KETO CHOCOLATE BROWNIE CHEESECAKE

Last week we celebrated Son #1s twenty eighth birthday!! Where has the time gone? Just yesterday he was toddling around the house looking for his Matchbox race cars.

To celebrate his wonderful life, we grilled some ribeye steaks and asparagus marinated in zesty Italian dressing. For dessert, I baked this yummy cheesecake recipe. You can click on the recipe title for the source and printable version.

 

LOW CARB KETO BROWNIE CHEESECAKE

Ingredients

Brownie Base :

1/2 cup butter

2 oz unsweetened chocolate, chopped

1/2 cup almond flour

1/4 cup cocoa powder

pinch salt

2 large eggs

3/4 cup Swerve Sweetener

1/4 tsp vanilla extract

1/4 cup walnuts or pecans

Cheesecake Filling:

1 lb cream cheese, softened

2 large eggs

1/2 cup Swerve Sweetener

1/4 cup heavy cream

1/2 tsp vanilla extract

Instructions

For the brownie base:

  1. Preheat oven to 325 degrees F and butter a 9-inch springform pan. (if your springform pan is prone to leaking oil, place it on a cookie sheet)
  2. In a microwave safe bowl or glass measuring cup, melt butter and chocolate together in the microwave in 30 second increments. Whisk until smooth.

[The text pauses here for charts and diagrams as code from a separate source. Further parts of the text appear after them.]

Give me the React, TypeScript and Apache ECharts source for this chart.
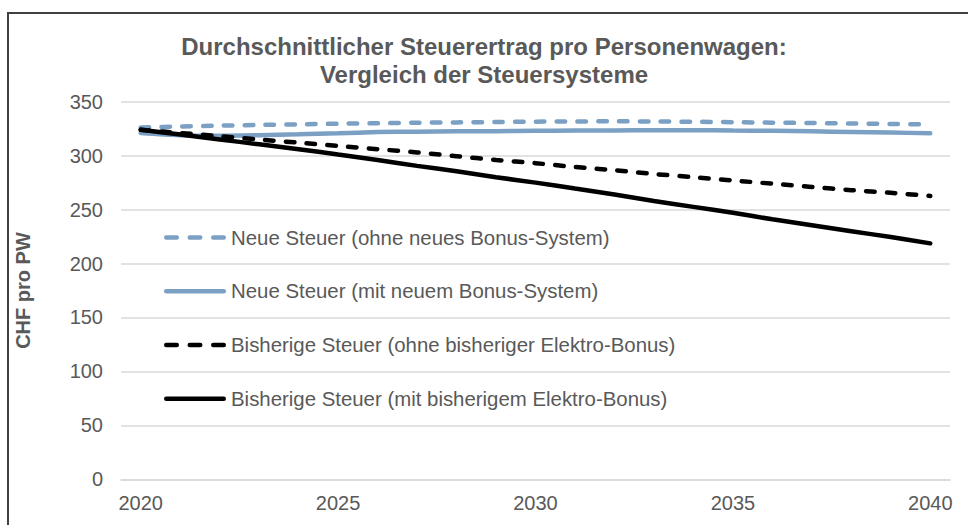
import React, { useEffect, useRef } from "react";
import * as echarts from "echarts";

const years = [
  "2020", "2021", "2022", "2023", "2024", "2025", "2026", "2027", "2028", "2029", "2030",
  "2031", "2032", "2033", "2034", "2035", "2036", "2037", "2038", "2039", "2040",
];

const seriesNames = [
  "Neue Steuer (ohne neues Bonus-System)",
  "Neue Steuer (mit neuem Bonus-System)",
  "Bisherige Steuer (ohne bisheriger Elektro-Bonus)",
  "Bisherige Steuer (mit bisherigem Elektro-Bonus)",
];

const neueOhne = [
  326, 327, 327.8, 328.5, 329, 329.6, 330, 330.5, 330.8, 331.2, 331.5,
  331.7, 331.8, 331.7, 331.4, 331, 330.6, 330.2, 329.8, 329.4, 329,
];
const neueMit = [
  321, 319, 318.5, 319, 319.8, 320.8, 321.8, 322.2, 322.5, 322.7, 323,
  323.2, 323.4, 323.6, 323.6, 323.3, 323, 322.5, 322, 321.4, 320.7,
];
const bisherOhne = [
  324, 321, 318, 315, 312, 309, 306, 303, 299.5, 296, 293,
  289.5, 286.5, 283, 280, 277, 274, 271, 268, 265.5, 262.6,
];
const bisherMit = [
  324, 319.5, 315, 310.5, 306, 301, 296, 290.5, 285.5, 280, 275,
  269.5, 264, 258, 252.5, 247, 241, 235.5, 230, 224.5, 218.7,
];

const yTicks = { min: 0, max: 350, interval: 50 };
const titleText = "Durchschnittlicher Steuerertrag pro Personenwagen:\nVergleich der Steuersysteme";
const yAxisName = "CHF pro PW";

const FONT = "'Liberation Sans', Arial, sans-serif";
const TEXT = "#595959";
const BLUE = "#7ba0c4";
const BLACK = "#000000";

// legend icons: rounded bars (dashed = three short bars, solid = one long bar)
const r = 2.25;
const bar = (x: number, w: number) =>
  `M${x + r},0 h${w - 2 * r} a${r},${r} 0 0 1 0,${2 * r} h${-(w - 2 * r)} a${r},${r} 0 0 1 0,${-2 * r} Z`;
const DASH_ICON = "path://" + bar(0, 15) + " " + bar(23.5, 15) + " " + bar(47, 15);
const SOLID_ICON = "path://" + bar(0, 62);

export default function App() {
  const ref = useRef<HTMLDivElement>(null);

  useEffect(() => {
    if (!ref.current) return;
    const chart = echarts.init(ref.current, undefined, { renderer: "svg" });

    const styles = [
      { color: BLUE, type: [8.5, 12.3] as any, icon: DASH_ICON },
      { color: BLUE, type: "solid" as any, icon: SOLID_ICON },
      { color: BLACK, type: [8.5, 12.3] as any, icon: DASH_ICON },
      { color: BLACK, type: "solid" as any, icon: SOLID_ICON },
    ];
    const datas = [neueOhne, neueMit, bisherOhne, bisherMit];
    const legendTops = [227.5, 281.2, 335, 388.8];

    chart.setOption({
      animation: false,
      backgroundColor: "#ffffff",
      textStyle: { fontFamily: FONT },
      title: {
        text: titleText,
        left: "center",
        top: 32,
        padding: 0,
        textStyle: {
          fontFamily: FONT,
          fontSize: 24,
          fontWeight: "bold",
          color: TEXT,
          lineHeight: 28,
        },
      },
      graphic: [
        {
          type: "rect",
          shape: { x: 8, y: 13, width: 1000, height: 560 },
          style: { fill: "none", stroke: "#404040", lineWidth: 2 },
          silent: true,
          z: 100,
        },
      ],
      legend: seriesNames.map((n, i) => ({
        data: [{ name: n, icon: styles[i].icon }],
        orient: "vertical",
        left: 164,
        top: legendTops[i],
        padding: 0,
        itemWidth: 62,
        itemHeight: 14,
        itemGap: 0,
        symbolKeepAspect: true,
        textStyle: { fontFamily: FONT, fontSize: 20.4, color: TEXT, lineHeight: 20 },
        selectedMode: false,
      })),
      grid: { left: 121, right: 18, top: 101.7, bottom: 45.7, containLabel: false },
      xAxis: {
        type: "category",
        data: years,
        boundaryGap: true,
        axisLine: { show: true, lineStyle: { color: "#d9d9d9", width: 1.5 } },
        axisTick: { show: false },
        axisLabel: {
          interval: 4,
          fontSize: 20,
          color: TEXT,
          fontFamily: FONT,
          margin: 14,
        },
        splitLine: { show: false },
      },
      yAxis: {
        type: "value",
        min: yTicks.min,
        max: yTicks.max,
        interval: yTicks.interval,
        name: yAxisName,
        nameLocation: "middle",
        nameRotate: 90,
        nameGap: 88,
        nameTextStyle: { fontSize: 20, fontWeight: "bold", color: TEXT, fontFamily: FONT },
        axisLine: { show: false },
        axisTick: { show: false },
        axisLabel: { fontSize: 20, color: TEXT, fontFamily: FONT, margin: 18 },
        splitLine: { show: true, lineStyle: { color: "#d9d9d9", width: 1.5 } },
      },
      series: seriesNames.map((n, i) => ({
        name: n,
        type: "line",
        data: datas[i],
        symbol: "none",
        smooth: 0.3,
        color: styles[i].color,
        itemStyle: { color: styles[i].color },
        lineStyle: { color: styles[i].color, width: 4.5, type: styles[i].type, cap: "round" },
      })),
    });

    return () => chart.dispose();
  }, []);

  return (
    <div
      ref={ref}
      style={{ position: "fixed", left: 0, top: 0, width: 968, height: 525 }}
    />
  );
}
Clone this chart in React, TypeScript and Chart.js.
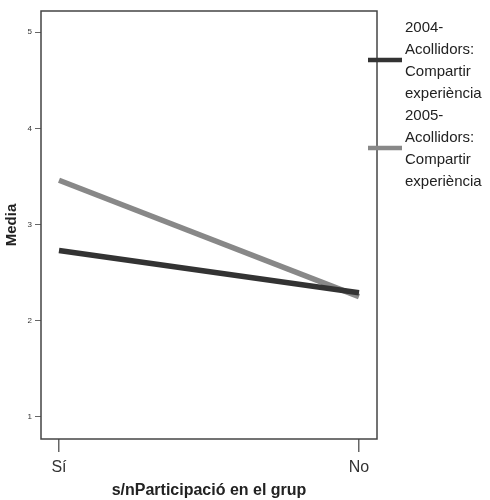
import React, { useEffect, useRef } from "react";
import { Chart, registerables } from "chart.js";

Chart.register(...registerables);

const categories = ["Sí", "No"];
const series2004 = [2.73, 2.29];
const series2005 = [3.46, 2.25];
const legend2004 = ["2004-", "Acollidors:", "Compartir", "experiència"];
const legend2005 = ["2005-", "Acollidors:", "Compartir", "experiència"];
const yTicks = [1, 2, 3, 4, 5];

const COLOR_2004 = "#333333";
const COLOR_2005 = "#888888";
const FONT = "'Liberation Sans', Arial, sans-serif";

const framePlugin = {
  id: "frameLegend",
  afterDraw(chart: any) {
    const { ctx, chartArea } = chart;
    const { left, right, top, bottom } = chartArea;
    ctx.save();
    ctx.strokeStyle = "#444";
    ctx.lineWidth = 1.5;
    ctx.strokeRect(left, top, right - left, bottom - top);

    const items = [
      { lines: legend2004, color: COLOR_2004, markY: 60 },
      { lines: legend2005, color: COLOR_2005, markY: 148 },
    ];
    ctx.font = `15px ${FONT}`;
    ctx.fillStyle = "#222";
    ctx.textBaseline = "middle";
    ctx.textAlign = "left";
    items.forEach((it) => {
      ctx.strokeStyle = it.color;
      ctx.lineWidth = 4.5;
      ctx.beginPath();
      ctx.moveTo(right - 9, it.markY);
      ctx.lineTo(right + 25, it.markY);
      ctx.stroke();
      const n = it.lines.length;
      it.lines.forEach((ln, i) => {
        ctx.fillText(ln, right + 28, it.markY + 1 + (i - (n - 1) / 2) * 22);
      });
    });
    ctx.restore();
  },
};

export default function App() {
  const ref = useRef<HTMLCanvasElement>(null);
  useEffect(() => {
    if (!ref.current) return;
    const toPts = (arr: number[]) => arr.map((v, i) => ({ x: i, y: v }));
    const chart = new Chart(ref.current, {
      type: "line",
      data: {
        datasets: [
          {
            label: legend2004.join(" "),
            data: toPts(series2004),
            borderColor: COLOR_2004,
            borderWidth: 5.5,
            pointRadius: 0,
            fill: false,
          },
          {
            label: legend2005.join(" "),
            data: toPts(series2005),
            borderColor: COLOR_2005,
            borderWidth: 5.5,
            pointRadius: 0,
            fill: false,
          },
        ],
      },
      options: {
        animation: false,
        responsive: false,
        layout: { padding: { left: 0, top: 11, right: 113, bottom: 0 } },
        plugins: { legend: { display: false }, tooltip: { enabled: false } },
        scales: {
          x: {
            type: "linear",
            min: -0.06,
            max: 1.06,
            afterFit: (s: any) => {
              s.height = 61;
            },
            afterBuildTicks: (s: any) => {
              s.ticks = categories.map((_, i) => ({ value: i }));
            },
            ticks: {
              includeBounds: false,
              callback: (v: any) => categories[v] ?? "",
              font: { family: FONT, size: 16 },
              color: "#333",
              padding: 6,
              maxRotation: 0,
            },
            grid: {
              drawOnChartArea: false,
              drawTicks: true,
              tickLength: 13,
              color: "#666",
              lineWidth: 1.5,
            },
            border: { display: false },
            title: {
              display: true,
              text: "s/nParticipació en el grup",
              font: { family: FONT, size: 16, weight: "bold" },
              color: "#222",
              padding: { top: 0, bottom: 0 },
            },
          },
          y: {
            type: "linear",
            min: 0.77,
            max: 5.22,
            afterFit: (s: any) => {
              s.width = 41;
            },
            afterBuildTicks: (s: any) => {
              s.ticks = yTicks.map((v) => ({ value: v }));
            },
            ticks: {
              includeBounds: false,
              font: { family: FONT, size: 8 },
              color: "#333",
              padding: 3,
            },
            grid: {
              drawOnChartArea: false,
              drawTicks: true,
              tickLength: 6,
              color: "#666",
              lineWidth: 1,
            },
            border: { display: false },
            title: {
              display: true,
              text: "Media",
              font: { family: FONT, size: 15, weight: "bold" },
              color: "#222",
              padding: { top: 3, bottom: 0 },
            },
          },
        },
      } as any,
      plugins: [framePlugin],
    });
    return () => chart.destroy();
  }, []);
  return (
    <div style={{ position: "absolute", left: 0, top: 0, width: 490, height: 500 }}>
      <canvas ref={ref} width={490} height={500} />
    </div>
  );
}
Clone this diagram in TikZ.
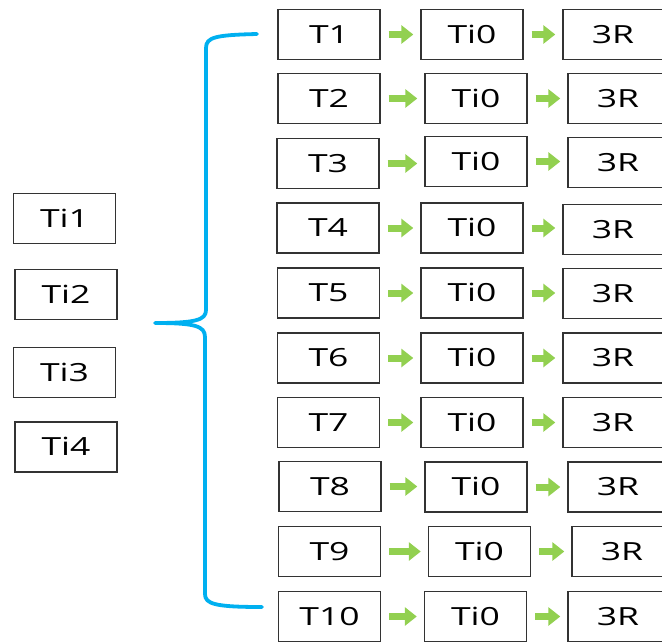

Alternatively, you can melt them together over low heat in a small saucepan.
  3. In a small bowl, whisk together almond flour, cocoa powder, and salt.
  4. In a large bowl, beat eggs, Swerve and vanilla until smooth. Beat in almond flour mixture, then butter/chocolate mixture until smooth. Stir in nuts.
  5. Spread evenly over bottom of prepared pan. Bake 12-18 minutes until set around edges but still soft in the center. Let cool 15-20 minutes.

For the filling:

  1. Reduce oven temperature to 300 degrees F.
  2. In a large bowl, beat cream cheese until smooth. Beat in eggs, Swerve, cream, and vanilla until well combined.
  3. Pour filling over crust and place cheesecake on a large cookie sheet. Bake until edges are set and center just barely jiggles, 35-45 minutes. Remove from oven and let cool.
  4. Run a knife around edges to loosen and then remove sides of pan. Cover with plastic wrap and refrigerate at least 3 hours.
  5. Serve with sugar-free chocolate sauce, if desired.

This dessert was so good!!! Son #1 came over later in the week and had another huge piece!! SCORE!!